5. Key Results and Metrics
Using HyperBDR orchestration-driven hybrid DR solution, the following results can be achieved during DR drills and takeover processes, demonstrating measurable outcomes of HyperBDR DR and orchestration capabilities in SAP HANA scenarios:
| Metric | Result | HyperBDR Contribution |
|---|---|---|
| SAP HANA Takeover | RTO < 5 minutes, RPO ≈ 0 | HANA Replication (database-level) |
| SAP HANA Ready | Within approximately 5 minutes after takeover | HANA Replication |
| SLT Ready | 48 minutes | HyperBDR Boot-in-Cloud launching SLT |
| Application Layer Ready | Critical application creation time: 9 minutes to 2 hours 3 minutes | HyperBDR Boot-in-Cloud launching application layer hosts (approximately 30 VMs created during drill, 50 hosts total protected) |
| Infrastructure (POS) | < 2 hours 30 minutes | HyperBDR Boot-in-Cloud launching POS-related VMs |
| Infrastructure (OnBase) | Approximately 3 hours 40 minutes | HyperBDR Boot-in-Cloud launching OnBase VMs |
| Post-Drill Recovery Time (Before Optimization) | Approximately 48 hours (bandwidth 200 Mbps) | HyperBDR policy-based synchronization + HANA Replication coordination |
| Post-Drill Recovery Time (After Optimization) | < 19 hours (after bandwidth optimization to 400 Mbps) | HyperBDR policy-based synchronization + HANA Replication coordination |
Note: Values may vary under different environments and bandwidth conditions, but the HyperBDR orchestration-driven hybrid DR architecture is replicable.
6. Project Summary
This project successfully validated the effectiveness of HyperBDR DR and orchestration capabilities in SAP HANA scenarios, achieving a cloud DR solution for a Latin American telecommunications operator (including financial services).

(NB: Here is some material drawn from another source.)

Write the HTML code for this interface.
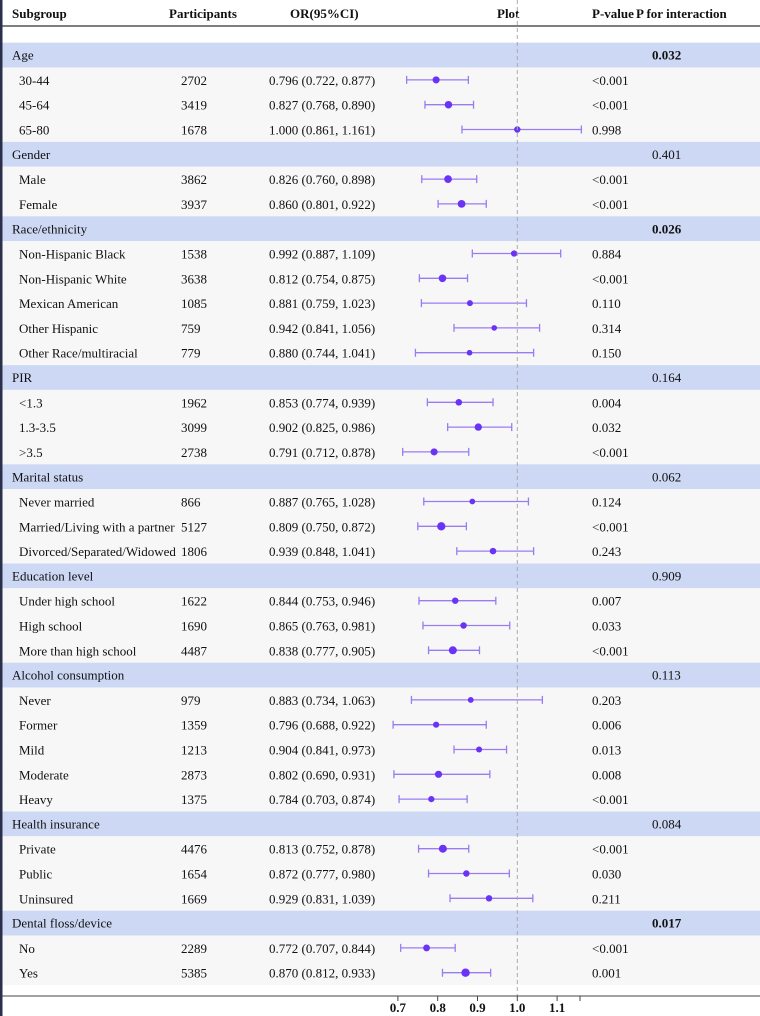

Key project achievements are as follows:
6.1 Key Achievements
SAP HANA Database Takeover: RTO < 5 minutes, RPO ≈ 0, achieving database-level real-time replication through HANA Replication
Rapid Application Layer Recovery: 50 hosts launched through HyperBDR Boot-in-Cloud, critical applications ready within 9 minutes to 2 hours 3 minutes
Hybrid DR Architecture Validation: Successfully validated hybrid DR solution of "database-level real-time replication + host-level orchestrated recovery", with orchestration coordinating the entire takeover process
Cost Optimization: Reduced target-side storage costs through object storage (OBS) technology, with 50+ TB storage using object storage solution, significantly improving DR solution economics
Agentless Deployment: Using VM agentless mode (source is VMware), reducing deployment complexity and operational burden
6.2 Project Value
This project demonstrates the core value of HyperBDR Orchestration capabilities in complex SAP HANA DR scenarios:
Orchestration-driven Takeover: HyperBDR Orchestration coordinates DR takeover process, first calling HANA Replication to recover database, then calling Boot-in-Cloud to launch application layer hosts, achieving controlled and orderly takeover, with overall RTO controlled within 2 hours
Hybrid DR Solution: By orchestrating SAP HANA Replication and HyperBDR, achieving hybrid DR architecture of "database-level real-time replication + host-level orchestrated recovery", balancing RPO/RTO requirements with cost-effectiveness
Boot-in-Cloud: Using OBS as intermediate storage layer, reducing target-side usage costs, and launching complete business systems (50 hosts, 50+ TB storage) in the cloud through Boot-in-Cloud, which is HyperBDR's core distinctive capability
Policy-based Synchronization: Supports flexible configuration of replication frequency based on business importance (critical hosts 15 minutes, other hosts 3 hours), achieving balance between RPO requirements and cost-effectiveness
6.3 Typical Scenario
This project covers a typical combination of SAP S/4HANA + CAR + HPI + surrounding applications (POS, OnBase, MongoDB), particularly the DR scenario of "billing and credit + SAP core systems" in the financial/telecommunications industry. The project validated HyperBDR's DR capabilities at a scale of 50 hosts and 50+ TB storage, providing representative and reference value for similar customers.